Cinco meses após a sua ofensiva de choque contra a Rússia, as tropas ucranianas estão ensanguentadas e desmoralizadas na batalha perdida pela região russa de Kursk.
Numa guerra que está a redefinir as fronteiras da Europa de Leste, a região de Kursk tornou-se o epicentro de uma crise militar que põe em evidência as crescentes dificuldades que a Ucrânia enfrenta no conflito com a Rússia. A situação atual revela uma realidade complexa em que as batalhas são tão intensas que alguns comandantes ucranianos nem sequer conseguem evacuar os seus mortos, disseram vários soldados e comandantes à The Associated Press.
O que começou por ser uma operação audaciosa transformou-se num desafio estratégico de proporções imprevistas.
Um comandante de companhia, reunindo as suas tropas no início da operação, proferiu palavras que agora ressoam com uma certa ironia: “Estamos a fazer história; toda a gente vai saber de nós porque isto não era feito desde a Segunda Guerra Mundial”.
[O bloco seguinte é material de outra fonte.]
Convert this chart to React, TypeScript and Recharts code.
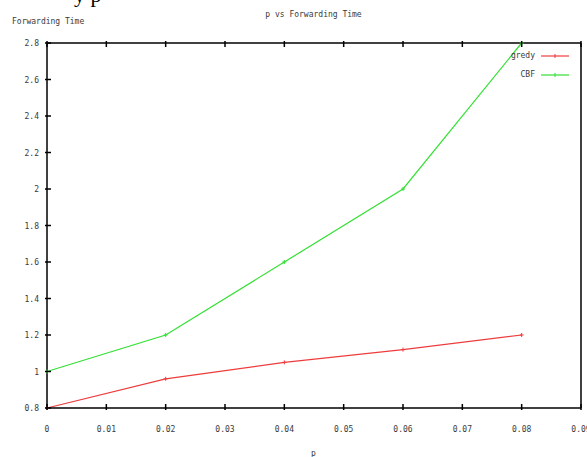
import { LineChart, Line, XAxis, YAxis } from 'recharts';

const pValues = [0, 0.02, 0.04, 0.06, 0.08];
const gredyTimes = [0.8, 0.96, 1.05, 1.12, 1.2];
const cbfTimes = [1.0, 1.2, 1.6, 2.0, 2.8];
const xTicks = [0, 0.01, 0.02, 0.03, 0.04, 0.05, 0.06, 0.07, 0.08, 0.09];
const yTicks = [0.8, 1.0, 1.2, 1.4, 1.6, 1.8, 2.0, 2.2, 2.4, 2.6, 2.8];

const data = pValues.map((p, i) => ({ p, gredy: gredyTimes[i], cbf: cbfTimes[i] }));

const RED = '#ee3c3c';
const GREEN = '#33e033';
const FONT = '"DejaVu Sans Mono", monospace';
const TXT = '#3a3a3a';

const fmtX = (v: number) => (v === 0 ? '0' : v.toFixed(2));
const fmtY = (v: number) => String(parseFloat(v.toFixed(1)));

function BottomTick({ x, y, payload }: any) {
  return (
    <g>
      <line x1={x} y1={y} x2={x} y2={y - 6} stroke="#000" strokeWidth={1.5} />
      <text x={x} y={y + 22} textAnchor="middle" fontSize={8} fontFamily={FONT} fill={TXT}>
        {fmtX(payload.value)}
      </text>
    </g>
  );
}

function TopTick({ x, y }: any) {
  return <line x1={x} y1={y} x2={x} y2={y + 6} stroke="#000" strokeWidth={1.5} />;
}

function LeftTick({ x, y, payload }: any) {
  return (
    <g>
      <line x1={x} y1={y} x2={x + 6} y2={y} stroke="#000" strokeWidth={1.5} />
      <text x={x - 6} y={y + 3} textAnchor="end" fontSize={8} fontFamily={FONT} fill={TXT}>
        {fmtY(payload.value)}
      </text>
    </g>
  );
}

function RightTick({ x, y }: any) {
  return <line x1={x} y1={y} x2={x - 6} y2={y} stroke="#000" strokeWidth={1.5} />;
}

function plusDot(color: string) {
  return ({ cx, cy, index }: any) => (
    <g key={index}>
      <line x1={cx - 2} y1={cy} x2={cx + 2} y2={cy} stroke={color} strokeWidth={1} />
      <line x1={cx} y1={cy - 2} x2={cx} y2={cy + 2} stroke={color} strokeWidth={1} />
    </g>
  );
}

// gnuplot style key, top right inside the frame
function KeyBox() {
  const rows = [
    { name: 'gredy', color: RED },
    { name: 'CBF', color: GREEN },
  ];
  return (
    <div style={{ position: 'absolute', right: 18, top: 46 }}>
      {rows.map((r) => (
        <div key={r.name} style={{ display: 'flex', alignItems: 'center', justifyContent: 'flex-end', height: 19 }}>
          <span style={{ fontFamily: FONT, fontSize: 8, color: TXT, marginRight: 6 }}>{r.name}</span>
          <svg width={28} height={6}>
            <line x1={0} y1={3} x2={28} y2={3} stroke={r.color} strokeWidth={1.2} />
            <line x1={14} y1={1} x2={14} y2={5} stroke={r.color} strokeWidth={1} />
          </svg>
        </div>
      ))}
    </div>
  );
}

export default function App() {
  return (
    <div style={{ position: 'absolute', left: 0, top: 0, width: 587, height: 457, background: '#fff', overflow: 'hidden' }}>
      <div style={{ position: 'absolute', left: 74, top: -16, fontFamily: '"Liberation Serif", serif', fontSize: 22, lineHeight: '22px' }}>
        y p
      </div>
      <div style={{ position: 'absolute', left: 0, width: 627, top: 10, textAlign: 'center', fontFamily: FONT, fontSize: 8, color: TXT }}>
        p vs Forwarding Time
      </div>
      <div style={{ position: 'absolute', left: 12, top: 17, fontFamily: FONT, fontSize: 8, color: TXT }}>
        Forwarding Time
      </div>
      <div style={{ position: 'absolute', left: 0, width: 627, top: 449, textAlign: 'center', fontFamily: FONT, fontSize: 8, color: TXT }}>
        p
      </div>
      <LineChart width={587} height={457} data={data} margin={{ top: 42, right: 5, left: 17, bottom: 19 }}>
        <XAxis
          xAxisId="bottom"
          dataKey="p"
          type="number"
          domain={[0, 0.09]}
          ticks={xTicks}
          height={30}
          tickSize={0}
          tickLine={false}
          axisLine={{ stroke: '#000', strokeWidth: 1.5 }}
          tick={<BottomTick />}
          interval={0}
        />
        <XAxis
          xAxisId="top"
          orientation="top"
          dataKey="p"
          type="number"
          domain={[0, 0.09]}
          ticks={xTicks}
          height={1}
          tickSize={0}
          tickLine={false}
          axisLine={{ stroke: '#000', strokeWidth: 1.5 }}
          tick={<TopTick />}
          interval={0}
        />
        <YAxis
          yAxisId="left"
          type="number"
          domain={[0.8, 2.8]}
          ticks={yTicks}
          width={30}
          tickSize={0}
          tickLine={false}
          axisLine={{ stroke: '#000', strokeWidth: 1.5 }}
          tick={<LeftTick />}
          interval={0}
        />
        <YAxis
          yAxisId="right"
          orientation="right"
          type="number"
          domain={[0.8, 2.8]}
          ticks={yTicks}
          width={1}
          tickSize={0}
          tickLine={false}
          axisLine={{ stroke: '#000', strokeWidth: 1.5 }}
          tick={<RightTick />}
          interval={0}
        />
        <Line
          xAxisId="bottom"
          yAxisId="left"
          type="linear"
          dataKey="gredy"
          stroke={RED}
          strokeWidth={1.2}
          dot={plusDot(RED)}
          isAnimationActive={false}
        />
        <Line
          xAxisId="bottom"
          yAxisId="left"
          type="linear"
          dataKey="cbf"
          stroke={GREEN}
          strokeWidth={1.2}
          dot={plusDot(GREEN)}
          isAnimationActive={false}
        />
      </LineChart>
      <KeyBox />
    </div>
  );
}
No entanto, o mesmo oficial confessaria mais tarde, em privado, as suas dúvidas sobre a operação: “Parecia uma loucura. Não percebi porquê".
A resposta da Rússia tem sido vigorosa e metodicamente executada.
Desde que foi apanhada desprevenida pela incursão ucraniana relâmpago, a Rússia reuniu mais de 50.000 tropas na região, incluindo contingentes norte-coreanos. Esta concentração de forças resultou em perdas territoriais significativas para a Ucrânia, que viu desaparecer mais de 40% dos 984 quilómetros quadrados que tinha conquistado inicialmente em agosto.
A situação no terreno é particularmente grave, como ilustra a dura realidade partilhada por um comandante de pelotão: “Aqueles que resistem até ao fim acabam por desaparecer em combate”.
O mesmo oficial revelou uma estatística assustadora quando mencionou que “pelo menos 20 corpos de soldados ucranianos foram abandonados nos últimos quatro meses porque as batalhas eram demasiado intensas para os evacuar sem mais baixas”.
Os problemas de comunicação e de coordenação agravaram as dificuldades no campo de batalha. Como explicou outro comandante: “Eles não compreendem onde está o nosso lado, onde está o inimigo, o que está sob o nosso controlo e o que não está. Não compreendem a situação operacional, pelo que actuamos segundo o nosso critério”. Este desfasamento entre as ordens do alto comando e a realidade no terreno teve consequências fatais para as tropas ucranianas.
A entrada de tropas norte-coreanas no conflito veio dar uma nova dimensão à batalha. Como referiu o presidente Zelenskyy, “3.000 soldados norte-coreanos foram mortos ou feridos”. Inicialmente, estas tropas foram consideradas alvos fáceis devido à sua falta de experiência de combate moderno, mas os relatórios da frente sugerem uma rápida adaptação destas forças às condições do campo de batalha.
A decisão de manter uma presença em Kursk gerou um intenso debate estratégico. Como Stepan Lutsiv, comandante da 95ª Brigada de Assalto Aerotransportada, observou: “Atingimos, como se costuma dizer, um ninho de vespas. Criámos um novo foco de tensão. Esta avaliação reflete a preocupação crescente com o impacto mais vasto desta operação em toda a linha da frente.
A justificação inicial para a operação, segundo o chefe do exército Oleksandr Syrskyi, era preventiva, baseada em informações que sugeriam um ataque russo iminente ao nordeste da Ucrânia. No entanto, a realidade atual levanta sérias dúvidas sobre a sustentabilidade desta estratégia.
Como um comandante de pelotão expressou amargamente: “Tudo o que os militares podem pensar agora é que Dombas simplesmente se vendeu. A que preço?”
Outro comandante de um drone resumiu o atual dilema em palavras que captam a gravidade da situação: “Não há outra opção. Vamos lutar aqui porque, se recuarmos para as nossas fronteiras, eles não vão parar; vão continuar a avançar”.
Esta declaração reflete tanto a determinação como o desespero das forças ucranianas que lutam para manter as suas posições em Kursk.